Tuesday, March 31, 2009

Doing It All For My Babies

We listened to Huey Lewis tunes during dinner last night. Noah plays a mean air saxophone.

Remember this?

Yes? No? Really Scott, why are you showing me a picture of a jungle gym?

Aaahhhhh, you who know so much. They aren’t called jungle gyms anymore. Maybe it’s because they are neither found in jungles nor are they gyms. Maybe there is some awful, leftover, unenlightened, 1960’s racism in the term that we are all unaware of. I truly don’t know. And truly don’t care.

For those of you who don’t know, three years ago I worked my very rotund, white bottom off to build this jungle gym play structure for the boys’ birthdays. They had about six months of enjoyment until we up and moved to Connecticut.

Like a spurned woman, our play structure sat in the back yard of our Buffalo house and patiently planned the demise of my job and the necessitation of our move back into her arms. She also has some sort of communicative ability with Sam, who, upon our return in January, promptly asked when we would be bringing her over to the new place.

He also planned out exactly where it would sit in the yard – after he had torn down the fence between Grandma’s house and ours. Ha ha. Funny. Only not so much. The fence came down last week. And I went to visit the good old girl in the hope that she would come quietly without a fight.

Let me say for the record that I built the crap out of this thing. Every piece of lumber is oversized, and all the connections are either lag-bolted or carriage bolted (that means very, very strong). It exceeds all Federal Government standards for children’s play structure specifications. I kid you not. It’s better than the Obama girls’ – I’ve seen pictures.

I started to feel my way around tentatively, reacquainting myself with all her angles. She was all mine, swings to slide. My plan of attack was virtually guaranteed for success. She was coming home with me. Slowly yet confidently, I pulled out my shiny, silver socket wrench. I found the spot from where everything else would come undone. The socket fell snugly into place over the head of the bolt and I gave a short tug. Then another. She gave way. I gave a full stroke. Another. Another. More quickly now. Almost there. And . . . YES! Out it came.

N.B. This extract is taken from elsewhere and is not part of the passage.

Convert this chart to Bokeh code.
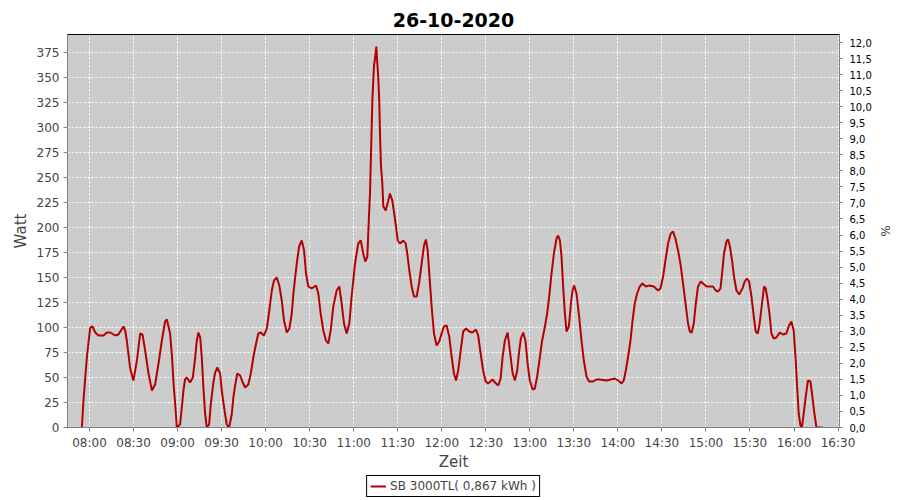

It felt painful and wonderful all at the same time. Though I didn’t want to pull her to pieces, I knew then that she was going to bend to my will with no fuss at all.

I dove in once more, more forcefully this time. I found my next mark and applied the same pressure as before. It was a practiced skill now. In a moment I would have my second small victory. I placed the socket wrench into position and yanked.

Blinding White Light.



What the hell just happened?

I was on my knees when my eyes opened, the wrench on the ground. The lag bolt I was working on had snapped, and the socket wrench had rebounded and struck me full on square in the middle of the forehead. It hurt. Badly.

I came out from underneath the platform of the structure and sat down for a second to regain my bearings. My head was pounding, but I wasn’t disoriented. I figured at that point that hard as the blow was, I came out on the good side of the collision. Gingerly, my fingers explored the fast growing bump. They came away bright red.

At this point, I knew I had better get someone to witness my stupidity. I knocked on our tenants’ door and luckily Lisa was home. It wasn’t a large gash, and there wasn’t a lot of blood. And Lisa’s a nurse. Best combination possible. Bandage securely in place, I picked up my tools and loaded up the car to go home, utterly crushed by my play structure’s rejection. I spent the rest of the afternoon with a steady diet of Ibuprofen and an ice pack.

The next weekend I came back with power tools. Bitch.